In April, immigrant advocates claimed a significant win when the federal district court of Oregon ruled in Miranda-Olivares vs. Clackamas Country that local law enforcement is responsible for protecting the constitutional rights of those they’ve detained, even if federal agencies make requests that infringe upon those rights. That means that sheriff and police departments have clearance to push back against Immigration and Customs Enforcement, which, under the Secure Communities program, can ask that individuals arrested or detained locally be held while ICE investigates their immigration status. These requests, commonly known as ICE holds or detainers, are quieter and less overtly disruptive than workplace raids. However, they violate the constitutional rights of those detained by keeping them in jail even if charges have been cleared or bail posted.

With this ruling, local jurisdictions across Oregon and around the country are increasingly refusing to honor ICE’s requests. More than 50 jurisdictions in Oregon, Washington, Kansas, California, and Pennsylvania have changed their policies relating to ICE holds since the ruling was issued in April. Activists of faith helped lay the groundwork for these changes by working as individuals, congregations, and through coalitions like Portland’s ACT Network. They met with county commissioners and sheriffs, spoke up in community meetings, and rallied and protested, sometimes at risk of arrest.
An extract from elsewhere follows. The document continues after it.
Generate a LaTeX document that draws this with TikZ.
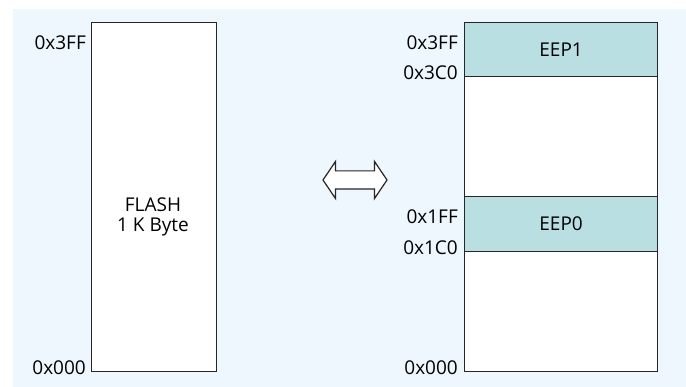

Marco Mejia, Jobs with Justice, speaks to a crowd at a Father's Day vigil in front of the Immigration and Customs Enforcement building in Portland, Ore. Photo: Courtesy Erika Iverson/CWS

CWS supports these efforts through the work of the Rev. Noel Andersen, grassroots coordinator for immigrants’ rights. “Noel in his position has a connection to local work,” says Marco Mejia, a member of Ainsworth United Church of Christ and an organizer for Jobs with Justice. “This is so important. So often national organizations on the East Coast and D.C. are not very connected, but in order to build a national movement, we need to be connected. Noel has been good at connecting us to the national movement in a way that isn’t imposing; it’s helpful.”

Sustaining advocates through years of struggle is an overriding commitment to and an inclusive understanding of their community. “We are a part of this community,” says Mejia. “What happens to the undocumented community happens to the whole community.”

The Rev. Lynne Smouse López of Ainsworth UCC agrees. “Jesus teaches that our neighbor is whoever shows up, whoever is in need.” Answering this call to welcome means being present and speaking out.

“I wouldn’t belong to this church, if they didn’t reach out to the community,” says Kaye Exo, a member of Bridgeport UCC. “One of the most meaningful things I’ve ever done is attend deportation hearings and immigration rallies. To stand in line with the sisters of the person at risk of deportation and have them say, ‘Welcome. I’m glad you’re here,’ that’s personal; that’s a connection to the community.”

While activists of faith recognize the recent court decision as a win, they also understand that the struggle for justice is not over. “This ruling gives the basis to continue working. This is a window. We need to keep working to stop arrests due to racial profiling,” says Mejia. “The ICE holds are stopping, but Secure Communities continues.”

Similarly, the Rev. Smouse López says, “This is an important issue, and it’s growing. My fear is that this will get minimized. These issues are racially and economically driven, and that hasn’t changed.”

In order to keep the focus on building more inclusive and welcoming communities by changing how immigration is practiced, advocates offer tangible advice to faith communities considering their role in the movement.  “Congregations need to hear stories from undocumented immigrants and those who have gone down this road,” says the Rev. Smouse López. “Reflect on the scriptures. Hear the stories. Get to know people. That’s the real way to break down the barriers.”

Exo says that her background in social work informs her community engagement strategy. “Make it doable. Send a post card. Stand at a rally. Hold hands with a grandmother. Church people know how to do that. They just need some encouragement sometimes.”